COMPARATIVE STUDY
JOURNAL ARTICLE

Exercise training attenuates acute doxorubicin-induced cardiac dysfunction

Adam J Chicco, Carole M Schneider, Reid Hayward
Journal of Cardiovascular Pharmacology 2006, 47 (2): 182-9
16495754
The use of doxorubicin, a highly effective antitumor antibiotic, is limited by a dose-dependent cardiotoxicity. The purpose of this study was to determine whether chronic exercise training (ET) prior to doxorubicin treatment would preserve cardiac function and reduce myocardial oxidative stress following treatment. Rats were exercise trained on a motorized treadmill or confined to sedentary cage activity for 12 weeks, then administered an intraperitoneal injection of doxorubicin (15 mg/kg) or 0.9% saline. Five days following the injections, hearts were isolated and Langendorf perfused to assess cardiac function and then processed for biochemical analyses. Doxorubicin treatment induced significant inotropic, lusitropic, and chronotropic cardiac dysfunction, reduced coronary flow, and increased cardiac lipid peroxidation in the sedentary animals. Doxorubicin treatment was also associated with a decrease in cardiac manganese superoxide dismutase protein expression and an increase in heat shock protein-72 (Hsp72) compared with saline-treated animals.

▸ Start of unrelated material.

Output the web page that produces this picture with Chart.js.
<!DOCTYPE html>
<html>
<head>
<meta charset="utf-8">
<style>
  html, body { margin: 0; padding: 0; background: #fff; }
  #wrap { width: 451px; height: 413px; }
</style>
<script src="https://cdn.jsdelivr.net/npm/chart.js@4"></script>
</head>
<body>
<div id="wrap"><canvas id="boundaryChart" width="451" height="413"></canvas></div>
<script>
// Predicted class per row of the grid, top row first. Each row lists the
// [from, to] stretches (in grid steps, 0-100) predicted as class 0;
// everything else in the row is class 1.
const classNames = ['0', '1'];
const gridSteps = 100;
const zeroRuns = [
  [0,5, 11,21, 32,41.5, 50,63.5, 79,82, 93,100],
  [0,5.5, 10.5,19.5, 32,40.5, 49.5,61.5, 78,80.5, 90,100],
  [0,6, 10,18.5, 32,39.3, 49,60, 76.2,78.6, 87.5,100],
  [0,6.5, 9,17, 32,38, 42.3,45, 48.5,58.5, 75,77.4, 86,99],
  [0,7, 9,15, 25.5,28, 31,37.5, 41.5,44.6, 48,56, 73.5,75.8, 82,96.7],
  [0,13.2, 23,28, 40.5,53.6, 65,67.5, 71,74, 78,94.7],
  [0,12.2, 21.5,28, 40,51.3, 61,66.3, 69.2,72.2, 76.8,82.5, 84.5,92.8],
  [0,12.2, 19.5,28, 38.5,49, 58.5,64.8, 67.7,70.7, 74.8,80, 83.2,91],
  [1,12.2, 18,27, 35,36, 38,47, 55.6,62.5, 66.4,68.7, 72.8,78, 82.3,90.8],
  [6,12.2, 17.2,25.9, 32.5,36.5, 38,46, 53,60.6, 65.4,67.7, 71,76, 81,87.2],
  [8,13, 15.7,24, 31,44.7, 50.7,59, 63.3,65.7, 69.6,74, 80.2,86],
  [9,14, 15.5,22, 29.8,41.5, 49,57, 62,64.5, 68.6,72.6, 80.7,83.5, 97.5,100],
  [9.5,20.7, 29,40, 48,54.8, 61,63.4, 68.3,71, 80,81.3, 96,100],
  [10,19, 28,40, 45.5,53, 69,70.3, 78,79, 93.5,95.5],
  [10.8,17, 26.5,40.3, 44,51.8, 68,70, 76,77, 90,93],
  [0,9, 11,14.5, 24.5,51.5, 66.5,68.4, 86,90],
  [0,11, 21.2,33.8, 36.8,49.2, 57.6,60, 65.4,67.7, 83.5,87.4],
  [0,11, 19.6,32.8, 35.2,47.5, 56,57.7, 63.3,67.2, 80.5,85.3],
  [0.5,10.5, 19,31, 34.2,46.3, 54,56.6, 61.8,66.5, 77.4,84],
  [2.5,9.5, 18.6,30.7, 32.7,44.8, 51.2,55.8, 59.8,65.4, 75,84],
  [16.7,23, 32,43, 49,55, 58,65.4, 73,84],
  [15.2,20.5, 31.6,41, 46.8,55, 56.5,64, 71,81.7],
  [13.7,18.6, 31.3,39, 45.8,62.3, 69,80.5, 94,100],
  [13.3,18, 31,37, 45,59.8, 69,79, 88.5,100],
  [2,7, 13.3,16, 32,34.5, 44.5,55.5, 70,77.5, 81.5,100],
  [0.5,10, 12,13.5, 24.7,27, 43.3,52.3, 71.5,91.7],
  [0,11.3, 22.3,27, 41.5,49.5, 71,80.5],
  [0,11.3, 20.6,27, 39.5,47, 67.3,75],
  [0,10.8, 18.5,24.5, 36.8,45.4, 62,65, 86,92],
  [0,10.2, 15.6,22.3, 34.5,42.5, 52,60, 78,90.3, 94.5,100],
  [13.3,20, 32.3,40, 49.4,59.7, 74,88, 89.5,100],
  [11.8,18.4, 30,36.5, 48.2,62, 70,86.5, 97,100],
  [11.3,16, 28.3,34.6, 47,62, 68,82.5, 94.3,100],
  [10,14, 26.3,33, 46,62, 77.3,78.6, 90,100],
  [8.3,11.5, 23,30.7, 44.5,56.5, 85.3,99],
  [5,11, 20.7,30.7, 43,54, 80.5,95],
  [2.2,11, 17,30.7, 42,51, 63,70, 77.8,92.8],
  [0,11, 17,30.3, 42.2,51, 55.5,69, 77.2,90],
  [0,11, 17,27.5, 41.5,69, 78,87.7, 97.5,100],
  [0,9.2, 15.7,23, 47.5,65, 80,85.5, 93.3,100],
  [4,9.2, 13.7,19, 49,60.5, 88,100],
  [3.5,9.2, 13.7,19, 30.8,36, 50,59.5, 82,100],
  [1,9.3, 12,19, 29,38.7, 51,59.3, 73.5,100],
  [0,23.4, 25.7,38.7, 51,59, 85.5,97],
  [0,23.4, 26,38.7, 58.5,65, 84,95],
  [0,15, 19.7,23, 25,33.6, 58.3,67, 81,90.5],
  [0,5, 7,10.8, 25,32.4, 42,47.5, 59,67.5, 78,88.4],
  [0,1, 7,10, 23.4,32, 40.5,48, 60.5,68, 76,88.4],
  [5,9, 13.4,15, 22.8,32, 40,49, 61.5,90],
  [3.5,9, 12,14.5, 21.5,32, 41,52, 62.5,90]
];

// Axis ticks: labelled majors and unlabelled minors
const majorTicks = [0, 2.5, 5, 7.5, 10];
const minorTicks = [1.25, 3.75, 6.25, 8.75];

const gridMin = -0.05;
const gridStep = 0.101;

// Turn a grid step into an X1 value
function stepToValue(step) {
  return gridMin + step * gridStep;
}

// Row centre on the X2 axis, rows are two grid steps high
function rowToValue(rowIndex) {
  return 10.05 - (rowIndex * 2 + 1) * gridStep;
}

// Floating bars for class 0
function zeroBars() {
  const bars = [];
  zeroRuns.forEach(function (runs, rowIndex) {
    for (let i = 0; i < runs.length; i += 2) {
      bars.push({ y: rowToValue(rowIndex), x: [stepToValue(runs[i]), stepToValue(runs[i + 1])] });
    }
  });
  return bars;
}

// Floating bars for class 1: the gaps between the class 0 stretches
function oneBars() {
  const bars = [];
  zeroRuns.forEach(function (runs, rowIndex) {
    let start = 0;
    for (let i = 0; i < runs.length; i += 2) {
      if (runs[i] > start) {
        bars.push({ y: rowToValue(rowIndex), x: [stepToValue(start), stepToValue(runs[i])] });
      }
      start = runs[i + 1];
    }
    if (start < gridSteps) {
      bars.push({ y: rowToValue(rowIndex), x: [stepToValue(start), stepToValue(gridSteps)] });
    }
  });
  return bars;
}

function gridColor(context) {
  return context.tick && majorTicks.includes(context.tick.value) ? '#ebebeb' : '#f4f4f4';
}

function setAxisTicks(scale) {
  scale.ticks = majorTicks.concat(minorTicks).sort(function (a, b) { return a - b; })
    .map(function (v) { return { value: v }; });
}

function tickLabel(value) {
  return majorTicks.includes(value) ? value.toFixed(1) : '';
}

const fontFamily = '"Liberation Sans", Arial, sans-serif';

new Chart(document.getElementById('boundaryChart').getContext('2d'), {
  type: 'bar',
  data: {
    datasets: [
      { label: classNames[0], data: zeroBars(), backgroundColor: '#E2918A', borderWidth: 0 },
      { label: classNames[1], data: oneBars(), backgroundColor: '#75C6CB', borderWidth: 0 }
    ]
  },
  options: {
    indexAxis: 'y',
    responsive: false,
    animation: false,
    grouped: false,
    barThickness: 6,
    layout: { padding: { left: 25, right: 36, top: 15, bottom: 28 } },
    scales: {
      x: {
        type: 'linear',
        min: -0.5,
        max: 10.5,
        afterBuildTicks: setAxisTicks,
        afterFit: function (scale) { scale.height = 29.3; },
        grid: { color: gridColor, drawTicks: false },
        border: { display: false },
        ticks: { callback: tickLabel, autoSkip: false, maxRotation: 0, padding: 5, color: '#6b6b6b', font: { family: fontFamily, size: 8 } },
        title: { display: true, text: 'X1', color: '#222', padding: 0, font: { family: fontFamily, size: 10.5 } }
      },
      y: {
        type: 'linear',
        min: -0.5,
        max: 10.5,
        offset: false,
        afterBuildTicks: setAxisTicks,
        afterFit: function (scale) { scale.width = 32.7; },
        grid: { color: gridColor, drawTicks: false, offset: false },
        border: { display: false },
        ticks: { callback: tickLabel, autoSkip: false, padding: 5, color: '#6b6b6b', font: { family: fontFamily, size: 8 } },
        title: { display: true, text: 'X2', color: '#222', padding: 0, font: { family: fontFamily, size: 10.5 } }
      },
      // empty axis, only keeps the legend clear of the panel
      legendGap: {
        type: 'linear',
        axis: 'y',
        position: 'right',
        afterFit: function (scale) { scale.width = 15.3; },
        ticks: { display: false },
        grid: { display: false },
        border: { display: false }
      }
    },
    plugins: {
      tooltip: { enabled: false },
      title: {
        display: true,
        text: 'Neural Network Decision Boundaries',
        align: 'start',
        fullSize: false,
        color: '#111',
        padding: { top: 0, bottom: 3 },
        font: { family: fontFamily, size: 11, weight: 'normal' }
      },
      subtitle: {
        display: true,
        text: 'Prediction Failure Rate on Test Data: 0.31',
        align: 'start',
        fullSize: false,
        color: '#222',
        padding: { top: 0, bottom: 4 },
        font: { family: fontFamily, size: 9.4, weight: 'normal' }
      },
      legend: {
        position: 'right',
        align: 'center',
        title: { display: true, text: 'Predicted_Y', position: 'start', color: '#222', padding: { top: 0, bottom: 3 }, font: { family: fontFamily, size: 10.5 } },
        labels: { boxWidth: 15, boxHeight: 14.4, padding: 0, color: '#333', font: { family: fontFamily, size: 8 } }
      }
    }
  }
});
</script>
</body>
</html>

Exercise training attenuated doxorubicin-induced cardiac dysfunction, and lipid peroxidation, and led to a greater cardiac expression of Hsp72 compared with the sedentary animals. The results of this study demonstrate for the first time that chronic exercise training before doxorubicin treatment protects against cardiac dysfunction following treatment, and provide evidence for a sustained increase in myocardial Hsp72 following exercise training and doxorubicin treatment in vivo.